Okay so I still need to stay away from Chinese buffets for the time being. I can't be trusted there. I did have a salad, followed by of course a greasy main course. I do get a gold star though as I didn't have dessert there....instead I had it at my sisters... *sigh*. Oh well...today I did well and that's all that matters. Onwards and upwards. That's all I can do.
I have been soooooo tired lately. I haven't been getting enough rest. More and more I'm finding it harder to switch my clock from night shifts to days shifts. I can't wait to fall asleep tonight. I'm heading to bed very shortly. *Yawn*
I'm doing okay with the guy issue that I wrote about previously. I've let it go.....or so I keep telling myself.....and then reminding myself. I still want to hang out with him, but we'll see if he wants the same. Of course I want him to come back and say, Oh what the hell was I thinking I do want to be with you? In reality though that's never going to happen. He's too much a free spirit so I've decided to leave him alone. If I bug him, I figure that will just drive him away further....and I don't want our friendship to be effected by all this. So it's up to him and him alone. Now I have to focus my energy on someone new...although let me tell ya the pickings are slim out there. I am soooo sick of guys finding me attractive, but only wanting one thing. I'm starting to lose faith there are actually good guys out there, because let me tell ya I've met a whole lot of dogs....

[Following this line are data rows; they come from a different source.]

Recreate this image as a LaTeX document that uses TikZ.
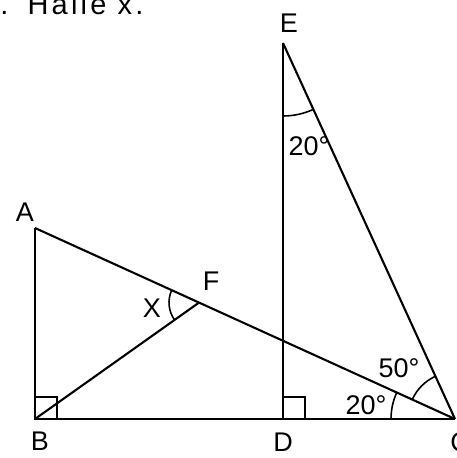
\documentclass[tikz,border=0pt]{standalone}
\usepackage{fontspec}
\setmainfont{Liberation Sans}
\usetikzlibrary{angles,calc}
\begin{document}
\begin{tikzpicture}[x=1pt,y=1pt,
  seg/.style={line width=2.1pt},
  rmark/.style={line width=1.6pt},
  arcmark/.style={draw, line width=1.6pt},
  lbl/.style={inner sep=0pt, font=\fontsize{27}{31}\selectfont}]
\useasboundingbox (0,0) rectangle (457,458);
\coordinate (B) at (35,39);
\coordinate (D) at (283,39);
\coordinate (C) at (455,39);
\coordinate (A) at (35,230);
\coordinate (E) at (283,415);
\coordinate (F) at ($(A)!0.3905!(C)$);
% right angle marks
\draw[rmark] (B) rectangle ++(22,22);
\draw[rmark] (D) rectangle ++(22,22);
% segments
\draw[seg] (A) -- (B);
\draw[seg] (B) -- (C);
\draw[seg] (A) -- (C);
\draw[seg] (B) -- (F);
\draw[seg] (E) -- (D);
\draw[seg] (E) -- (C);
% angle arcs
\pic[arcmark, angle radius=30pt] {angle=A--F--B};
\pic[arcmark, angle radius=73pt] {angle=D--E--C};
\pic[arcmark, angle radius=64pt] {angle=A--C--B};
\pic[arcmark, angle radius=47pt] {angle=E--C--A};
% labels
\node[lbl] (lE) at (289,435) {E};
\node[lbl] (lA) at (25,246) {A};
\node[lbl] (lB) at (40,17) {B};
\node[lbl] (lD) at (283,16) {D};
\node[lbl] (lC) at (460,16) {C};
\node[lbl] (lF) at (211,177) {F};
\node[lbl] (lX) at (152,150) {X};
\node[lbl] (aE) at (309,312) {20°};
\node[lbl] (aC1) at (399,90) {50°};
\node[lbl] (aC2) at (366,53) {20°};
% title
\node[inner sep=0pt, font=\fontsize{29}{34}\selectfont\addfontfeature{LetterSpace=11}, anchor=base west] (title) at (-19,443) {9.\hspace{4pt} Halle x.};
\end{tikzpicture}
\end{document}
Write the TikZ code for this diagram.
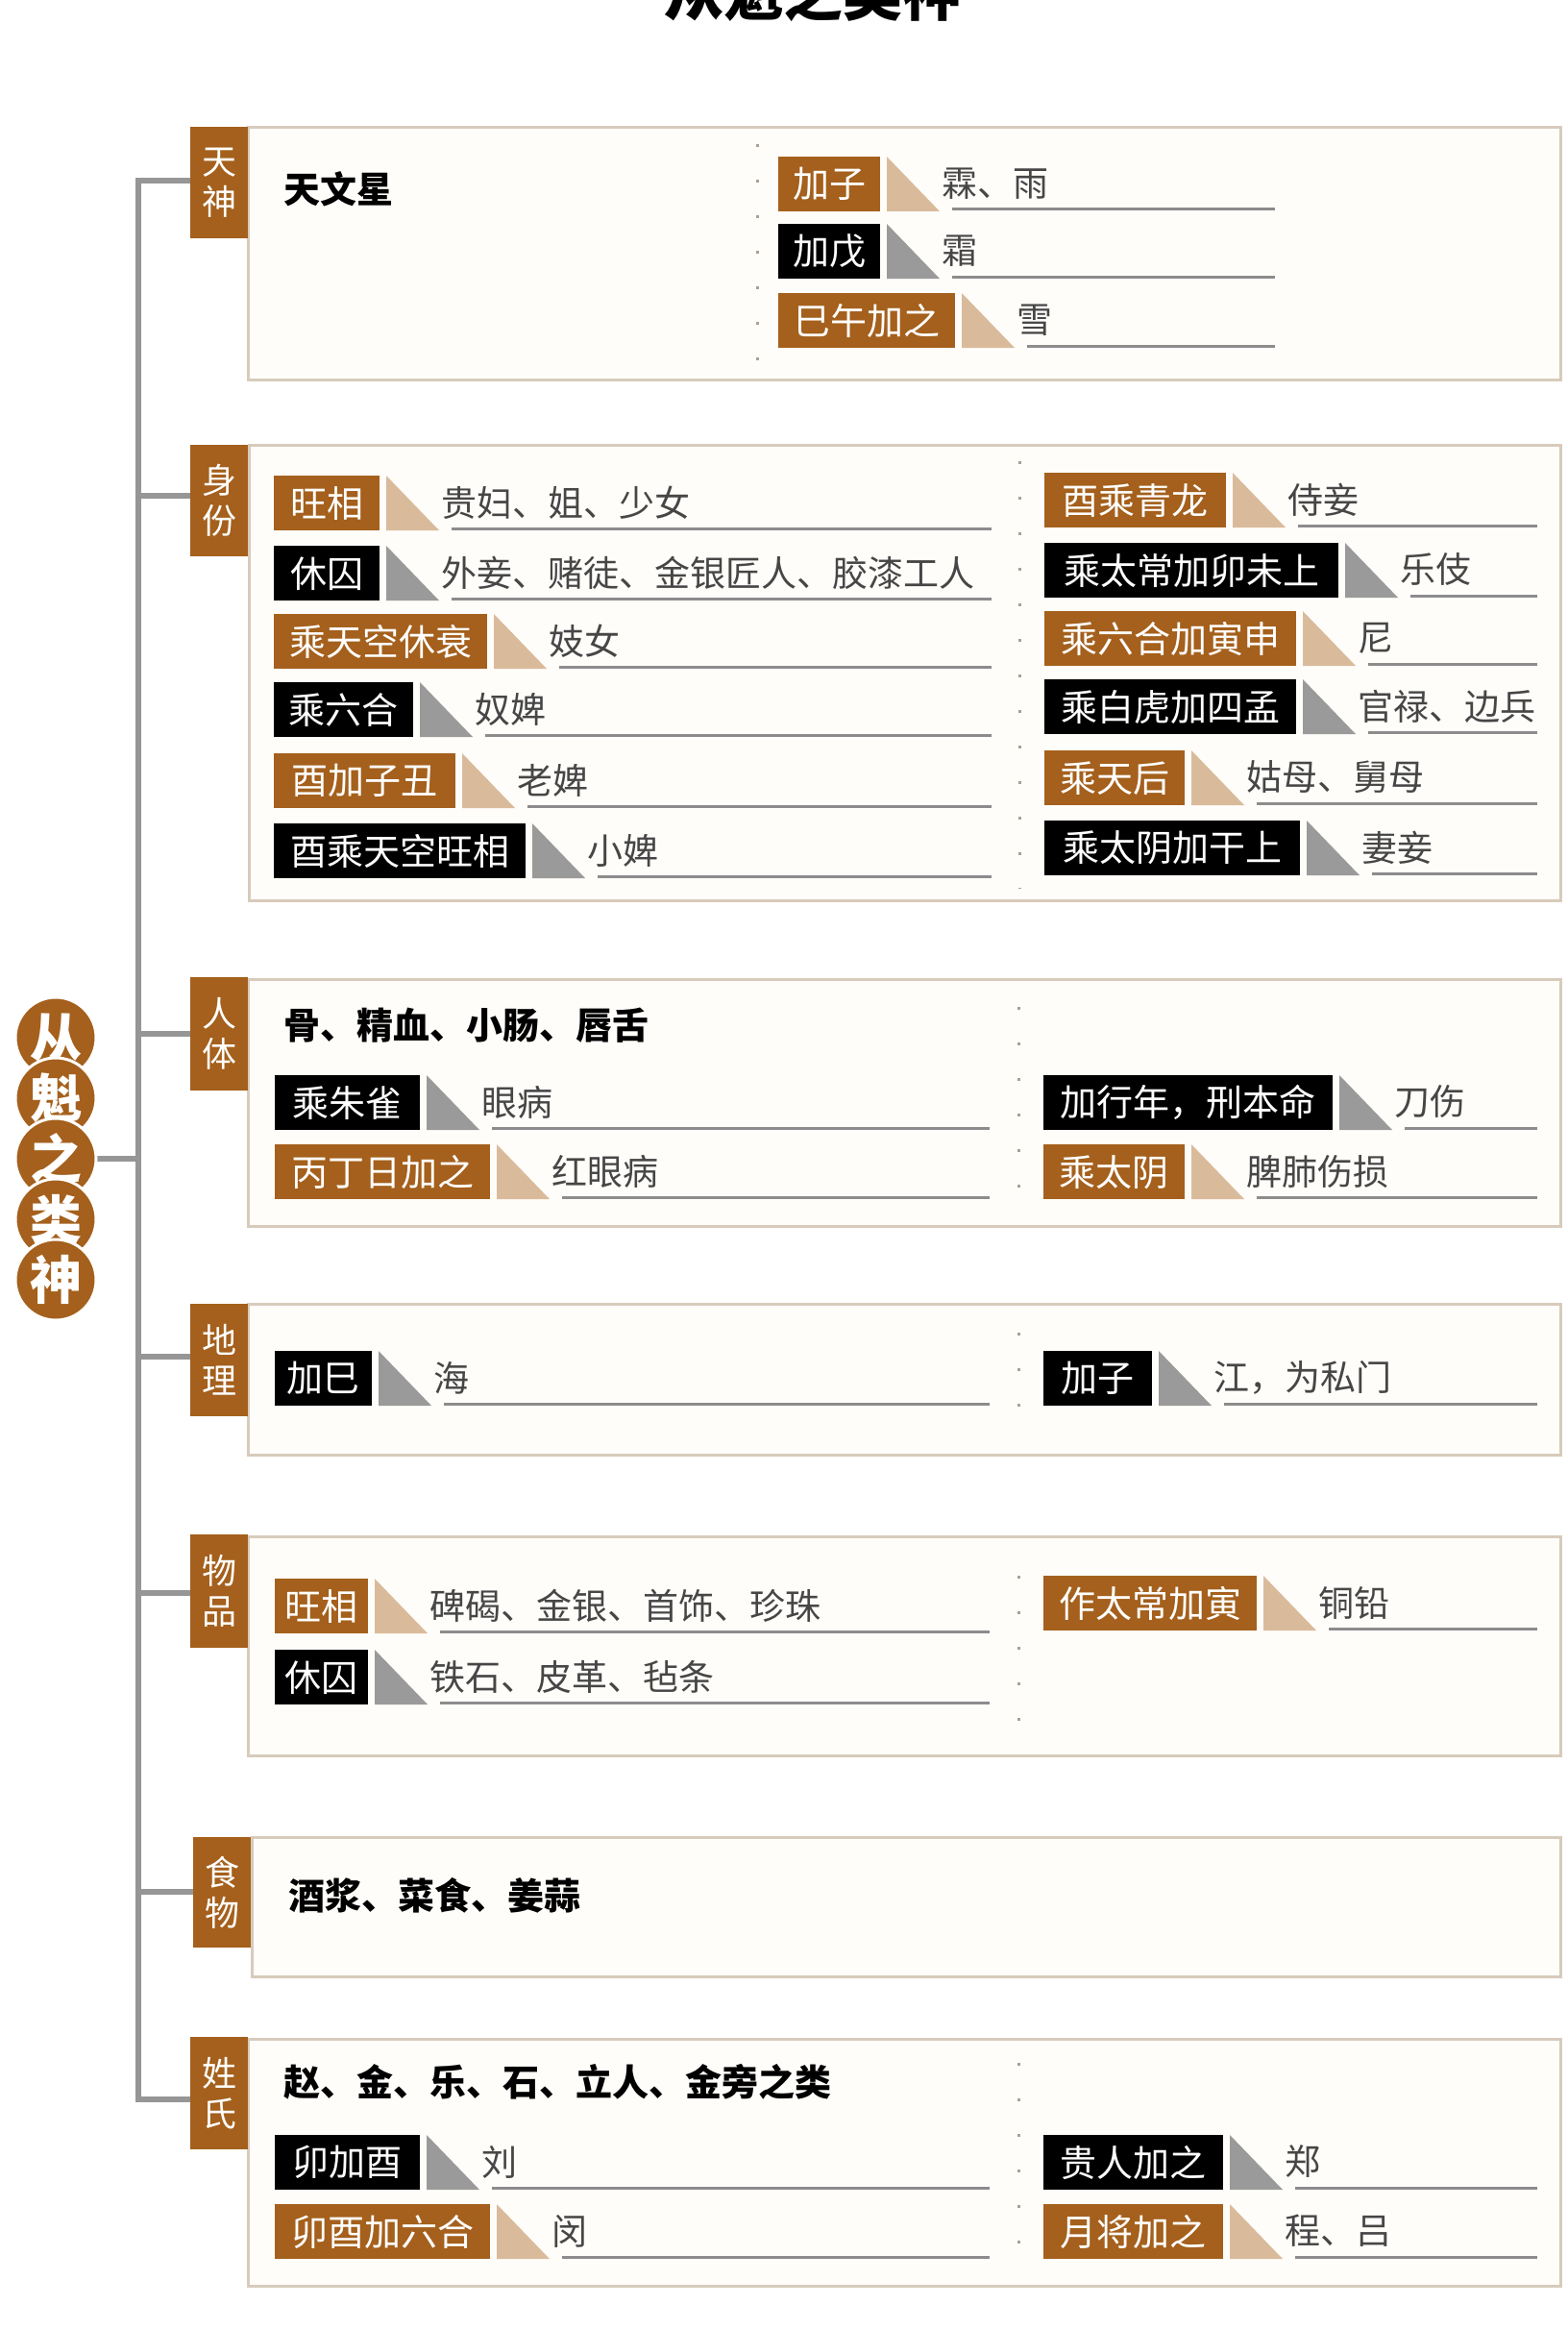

Anyway, that power yoga class I took a few days ago....can I just tell you my whole body still hurts! lol.... Man oh man.... I was going to go yesterday and do another power yoga class, but I just couldn't I was still too damn sore! Tomorrow I'm hoping I can skip out of work a little early (skip my dinner break) and then catch the 745pm class. It's a gentle yoga class which will still be great, but less intense.
I'll let you know if I got there tomorrow!